Kenya Seed Company advises maize farmers to start planting

Abel Kipsang who scored ''A'' of 82 points helped his family to plant maize at their rural home Kapkwis village in Uasin Gishu county on April,24,2022. [Christopher Kipsang, Standard]

Maize farmers have been advised to start planting within the next two weeks to ensure a bumper harvest at the end of the season.

Kenya Seed Company (KSC) Managing Director Sammy Chepsiror said the prevailing weather condition is conducive for planting and urged farmers to move with speed before heavy rains start.

"Time is of essence for our farmers. Planting within the next fortnight will ensure good production since current conditions will facilitate proper seed germination and growth, hence leading to bumper harvest at the end of the season, later in the year,” said Chepsiror.

Kenya faces a significant demand for quality maize seeds, with the KSC boss estimating the national requirement to be around 50 million kilos.

Chepsiror said, KSC has put in place measures to meet the demand. "We intend to cultivate 41,000 acres of land this season for seed production," he said.

"Based on our projections, this will translate to a harvest of approximately 41 million kilos of maize seeds, exceeding 80 per cent of the national demand," he added.

The KSC boss said the initiative will bolster Kenya's food security. With a reliable supply of high-quality maize seeds, farmers can get high yield to ensure food security.

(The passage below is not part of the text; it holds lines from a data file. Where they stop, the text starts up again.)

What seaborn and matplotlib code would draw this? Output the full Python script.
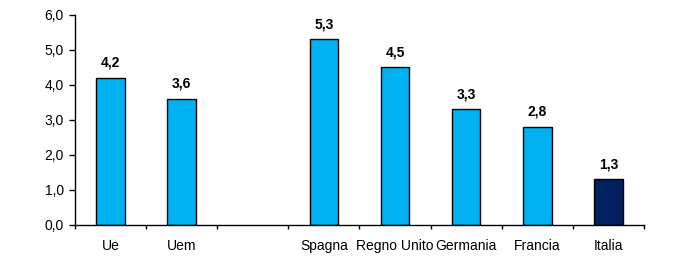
import numpy as np
import pandas as pd
import matplotlib
matplotlib.use("Agg")
import matplotlib.pyplot as plt
import seaborn as sns

categories = ["Ue", "Uem", "", "Spagna", "Regno Unito", "Germania", "Francia", "Italia"]
values = [4.2, 3.6, np.nan, 5.3, 4.5, 3.3, 2.8, 1.3]
bar_colors = ["#00B0F0", "#00B0F0", "#00B0F0", "#00B0F0", "#00B0F0", "#00B0F0", "#00B0F0", "#002060"]
y_ticks = [0, 1, 2, 3, 4, 5, 6]

sns.set_style("white")
plt.rcParams["font.family"] = ["Liberation Sans", "DejaVu Sans"]
plt.rcParams["text.color"] = "black"
plt.rcParams["xtick.color"] = "black"
plt.rcParams["ytick.color"] = "black"

df = pd.DataFrame({"cat": categories, "val": values})

fig = plt.figure(figsize=(7, 2.57), dpi=100)
ax = fig.add_axes([0.107, 0.125, 0.813, 0.817])

sns.barplot(data=df, x="cat", y="val", hue="cat", order=categories,
            palette=dict(zip(categories, bar_colors)), legend=False, saturation=1,
            width=0.4, edgecolor="black", linewidth=1, ax=ax)

ax.set_xlim(-0.5, len(categories) - 0.5)
ax.set_ylim(0, 6)
ax.set_yticks(y_ticks)
ax.set_yticklabels([f"{v:.1f}".replace(".", ",") for v in y_ticks], fontsize=10)
ax.set_xlabel("")
ax.set_ylabel("")

# x ticks: labels at centers, marks at boundaries
ax.tick_params(axis="x", which="major", length=0, pad=10, labelsize=10, labelcolor="black")
ax.set_xticks(np.arange(-0.5, len(categories) + 0.5, 1), minor=True)
ax.tick_params(axis="x", which="minor", length=3, width=1, color="black", direction="out", bottom=True)
ax.tick_params(axis="y", length=4, width=1, color="black", direction="out", left=True,
               labelsize=10, labelcolor="black", pad=4)

for s in ["top", "right"]:
    ax.spines[s].set_visible(False)
for s in ["left", "bottom"]:
    ax.spines[s].set_color("black")
    ax.spines[s].set_linewidth(1)

for container in ax.containers:
    for bar in container:
        h = bar.get_height()
        if np.isnan(h) or h == 0:
            continue
        ax.annotate(f"{h:.1f}".replace(".", ","), (bar.get_x() + bar.get_width() / 2, h),
                    xytext=(0, 6), textcoords="offset points", ha="center", va="bottom",
                    fontsize=10, fontweight="bold", color="black")

fig.savefig("out.png", dpi=100)
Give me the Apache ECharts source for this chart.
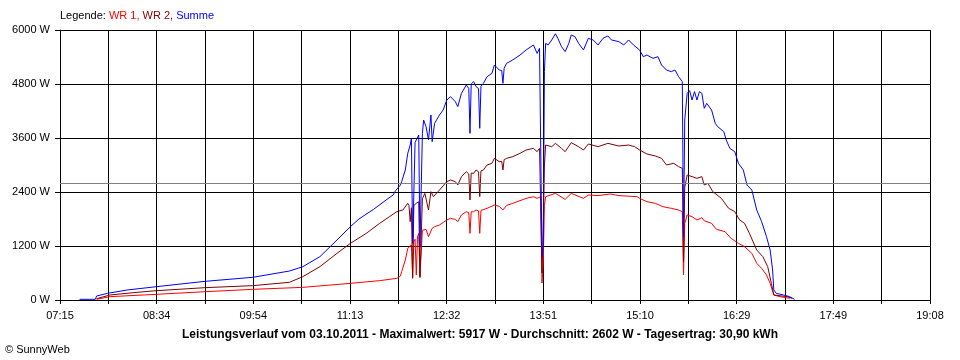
<!DOCTYPE html>
<html><head><meta charset="utf-8">
<script src="https://cdn.jsdelivr.net/npm/echarts@6/dist/echarts.min.js"></script>
<style>html,body{margin:0;padding:0;background:#fff}#c{width:960px;height:360px}</style>
</head><body><div id="c"></div><script>
// Axis definition
const X_START = '07:15';
const X_END = '19:08';
const X_GRID_COUNT = 18;
const X_TICK_LABELS = ['07:15','08:34','09:54','11:13','12:32','13:51','15:10','16:29','17:49','19:08'];
const Y_MAX = 6000;
const Y_STEP = 1200;
const AVERAGE_W = 2602;

const LEGEND_PREFIX = 'Legende: ';
const SERIES_NAMES = ['WR 1', 'WR 2', 'Summe'];
const TITLE_TEXT = 'Leistungsverlauf vom 03.10.2011 - Maximalwert: 5917 W - Durchschnitt: 2602 W - Tagesertrag: 30,90 kWh';
const COPYRIGHT = '\u00A9 SunnyWeb';

// Summe (blue)
const SUM_T = ['07:31','07:44','07:45','07:54','08:10','08:34','09:14','09:53','10:23','10:34','10:48','11:02','11:13','11:20','11:32','11:43','11:48','11:50','11:54','11:55','11:58','12:00','12:02','12:03','12:04','12:05','12:06','12:07','12:09','12:10','12:11','12:12','12:13','12:15','12:17','12:19','12:20','12:22','12:26','12:29','12:32','12:35','12:39','12:41','12:44','12:48','12:50','12:51','12:52','12:54','12:56','12:58','12:59','13:00','13:02','13:05','13:09','13:11','13:15','13:17','13:18','13:19','13:21','13:26','13:32','13:37','13:43','13:46','13:48','13:49','13:50','13:51','13:52','13:53','13:55','13:58','14:01','14:03','14:06','14:09','14:12','14:14','14:17','14:20','14:24','14:28','14:32','14:36','14:40','14:44','14:47','14:53','14:57','15:01','15:05','15:10','15:13','15:16','15:21','15:25','15:28','15:32','15:36','15:39','15:42','15:45','15:46','15:47','15:49','15:51','15:53','15:55','15:57','15:59','16:01','16:03','16:05','16:09','16:12','16:14','16:19','16:21','16:24','16:28','16:31','16:35','16:38','16:42','16:46','16:50','16:54','16:57','16:59','17:00','17:02','17:08','17:13','17:17'];
const SUM_W = [15,15,89,148,222,296,415,504,644,740,963,1333,1630,1800,2015,2237,2333,2430,2556,2630,2889,3259,3444,3600,1260,1300,3500,3481,3667,1200,1185,3700,4000,3852,3556,4111,3519,3926,4111,4222,4444,4519,4407,4296,4593,4778,4700,3704,4800,4852,4741,4700,3815,4750,4815,4963,5037,5222,5111,5100,4815,5150,5259,5333,5444,5556,5667,5481,5593,5630,960,1200,5074,5704,5667,5778,5917,5815,5630,5519,5704,5889,5852,5704,5556,5815,5778,5667,5815,5867,5778,5741,5667,5778,5667,5556,5407,5444,5370,5407,5222,5111,5074,5111,4963,4852,1400,4000,4593,4652,4444,4630,4444,4630,4593,4259,4370,4222,3926,3852,3741,3556,3370,3296,3037,2889,2556,2444,2000,1741,1407,1111,667,222,148,111,74,15];

// WR 2 (dark red)
const WR2_T = ['07:45','07:46','07:56','08:15','08:34','09:14','09:53','10:23','10:34','10:48','11:02','11:13','11:26','11:37','11:45','11:51','11:56','12:00','12:01','12:02','12:03','12:04','12:05','12:07','12:09','12:10','12:11','12:12','12:14','12:17','12:19','12:21','12:26','12:32','12:35','12:39','12:41','12:44','12:48','12:50','12:51','12:52','12:54','12:56','12:58','12:59','13:00','13:02','13:05','13:09','13:11','13:15','13:17','13:18','13:19','13:21','13:26','13:32','13:37','13:43','13:46','13:48','13:49','13:50','13:51','13:52','13:53','13:58','14:01','14:06','14:09','14:14','14:20','14:24','14:28','14:36','14:44','14:53','15:01','15:06','15:10','15:16','15:23','15:28','15:32','15:38','15:42','15:45','15:46','15:47','15:49','15:53','15:57','16:01','16:03','16:06','16:10','16:17','16:23','16:28','16:32','16:36','16:40','16:46','16:51','16:55','16:58','17:00','17:11','17:15'];
const WR2_W = [30,74,111,163,207,274,319,393,519,741,1037,1259,1481,1704,1852,1963,2000,2148,2100,1741,2050,481,2100,2148,2185,500,481,2250,2370,2000,2407,2296,2444,2630,2667,2630,2556,2741,2852,2800,2222,2820,2815,2889,2850,2296,2870,2889,3000,3037,3148,3074,3080,2889,3120,3148,3185,3259,3333,3370,3296,3370,3380,600,1500,3000,3444,3407,3481,3370,3296,3496,3407,3333,3467,3407,3481,3422,3444,3407,3333,3244,3200,3148,3000,3037,2963,2926,852,2500,2778,2741,2704,2741,2556,2593,2407,2259,2037,1963,1778,1704,1481,1111,963,741,370,111,74,37];

// WR 1 (red)
const WR1_T = ['07:45','07:46','07:56','08:34','09:14','09:53','10:34','11:13','11:37','11:51','11:52','11:54','11:55','11:58','12:00','12:03','12:04','12:05','12:06','12:07','12:08','12:09','12:10','12:11','12:12','12:13','12:15','12:17','12:20','12:22','12:26','12:32','12:35','12:39','12:41','12:44','12:48','12:50','12:51','12:52','12:54','12:56','12:58','12:59','13:00','13:05','13:11','13:15','13:18','13:21','13:26','13:32','13:37','13:43','13:46','13:49','13:50','13:51','13:52','13:53','14:01','14:09','14:14','14:24','14:28','14:36','14:46','14:53','15:08','15:10','15:16','15:23','15:29','15:36','15:42','15:45','15:46','15:47','15:49','15:53','15:57','16:01','16:03','16:09','16:13','16:20','16:25','16:31','16:36','16:42','16:46','16:50','16:54','16:57','17:00','17:05','17:13'];
const WR1_W = [15,59,74,126,185,237,281,370,430,481,504,533,630,889,1148,1222,519,1300,1350,555,1407,1481,519,500,1550,1593,1570,1407,1593,1630,1667,1778,1815,1790,1741,1889,1963,1940,1481,1960,1963,2000,1980,1481,1990,2037,2111,2080,2000,2100,2148,2207,2259,2296,2259,2296,378,800,2100,2296,2370,2237,2370,2259,2333,2320,2356,2320,2296,2259,2185,2148,2074,2037,2000,1963,555,1700,1889,1852,1778,1830,1760,1704,1570,1519,1370,1259,1185,1037,815,704,556,370,111,74,37];

const COLORS = ['#ff0000', '#800000', '#0000ff'];

function toMin(s) { const p = s.split(':'); return (+p[0]) * 60 + (+p[1]); }
const T0 = toMin(X_START);
const STEP = (toMin(X_END) - T0) / X_GRID_COUNT;
function pts(T, W) { return T.map((t, i) => [(toMin(t) - T0) / STEP, W[i]]); }

const FONT = 'Liberation Sans, Arial, sans-serif';
const chart = echarts.init(document.getElementById('c'), null, { renderer: 'canvas' });
chart.setOption({
  animation: false,
  backgroundColor: '#ffffff',
  title: [
    {
      text: '{k|' + LEGEND_PREFIX + '}{a|' + SERIES_NAMES[0] + ', }{b|' + SERIES_NAMES[1] + ', }{c|' + SERIES_NAMES[2] + '}',
      left: 60, top: 10, padding: 0,
      textStyle: {
        fontFamily: FONT, fontSize: 11, fontWeight: 'normal',
        rich: {
          k: { color: '#000', fontFamily: FONT, fontSize: 11 },
          a: { color: COLORS[0], fontFamily: FONT, fontSize: 11 },
          b: { color: COLORS[1], fontFamily: FONT, fontSize: 11 },
          c: { color: COLORS[2], fontFamily: FONT, fontSize: 11 }
        }
      }
    },
    {
      text: TITLE_TEXT, left: 'center', top: 329, padding: 0,
      textStyle: { fontFamily: FONT, fontSize: 12, fontWeight: 'bold', color: '#000' }
    },
    {
      text: COPYRIGHT, left: 5, top: 344, padding: 0,
      textStyle: { fontFamily: FONT, fontSize: 11, fontWeight: 'normal', color: '#000' }
    }
  ],
  grid: { left: 60, right: 30, top: 30, bottom: 60, containLabel: false },
  xAxis: {
    type: 'value', min: 0, max: X_GRID_COUNT, interval: 1,
    axisLine: { show: true, lineStyle: { color: '#000', width: 1 } },
    axisTick: { show: true, length: 4, lineStyle: { color: '#000' } },
    splitLine: { show: true, lineStyle: { color: '#000', width: 1 } },
    axisLabel: {
      color: '#000', fontFamily: FONT, fontSize: 11, margin: 10,
      showMinLabel: true, showMaxLabel: true,
      formatter: v => { const r = Math.round(v); return r % 2 === 0 ? X_TICK_LABELS[r / 2] : ''; }
    }
  },
  yAxis: {
    type: 'value', min: 0, max: Y_MAX, interval: Y_STEP,
    axisLine: { show: true, lineStyle: { color: '#000', width: 1 } },
    axisTick: { show: true, length: 5, lineStyle: { color: '#000' } },
    splitLine: { show: true, lineStyle: { color: '#000', width: 1 } },
    axisLabel: { color: '#000', fontFamily: FONT, fontSize: 11, margin: 10, formatter: v => v + ' W' }
  },
  series: [
    {
      name: SERIES_NAMES[0], type: 'line', data: pts(WR1_T, WR1_W), showSymbol: false,
      lineStyle: { color: COLORS[0], width: 1 }, itemStyle: { color: COLORS[0] },
      markLine: {
        silent: true, symbol: 'none', label: { show: false },
        lineStyle: { color: '#808080', width: 1, type: 'solid' },
        data: [{ yAxis: AVERAGE_W }]
      }
    },
    {
      name: SERIES_NAMES[1], type: 'line', data: pts(WR2_T, WR2_W), showSymbol: false,
      lineStyle: { color: COLORS[1], width: 1 }, itemStyle: { color: COLORS[1] }
    },
    {
      name: SERIES_NAMES[2], type: 'line', data: pts(SUM_T, SUM_W), showSymbol: false,
      lineStyle: { color: COLORS[2], width: 1 }, itemStyle: { color: COLORS[2] }
    }
  ]
});
</script></body></html>
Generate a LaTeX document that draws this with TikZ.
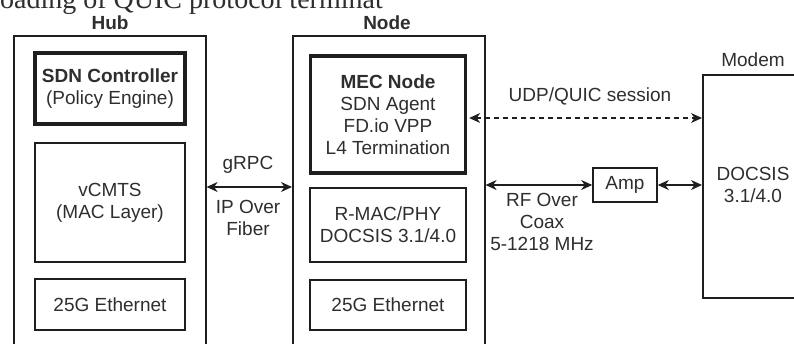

However, Chepsiror acknowledged a persistent challenge of counterfeit seeds in the market. "Fake seeds can devastate a farmer's efforts. To combat this, KSC is working hand-in-hand with the Kenya Plant Health Inspectorate Service (Kephis) and security agencies," he said.

He said government agencies have put in place measures to protect farmers from falling prey to fraudulent seed vendors.

"Kephis plays a critical role in ensuring seed quality through rigorous testing and certification processes," he explained.

"We are collaborating with security forces to crack down on the distribution and sale of counterfeit seeds. This multi-pronged approach will safeguard farmers' investments and guarantee access to genuine, high-yielding seeds," he added.

A farmer in Kwanza constituency Moses Chelelgo lauded KSC for being proactive.

"KSC's leadership in advocating for timely planting and combating fake seeds is appropriate. As farmers, we will actively disseminate information to our members and encourage them to take advantage of this crucial planting window," said Chelelgo.

Edward Wasike, an economist emphasized the economic significance of KSC's supply of quality seeds and advise to farmers.

"A successful planting season will translate to increased agricultural output. This not only strengthens our food security but also enables farmers realise better earnings thus boosting national economic growth,” stated Wasike.

"By seizing this opportune moment and capitalizing on KSC's commitment to quality seeds, farmers have the potential to plant and realize bountiful harvests after the season,” he added.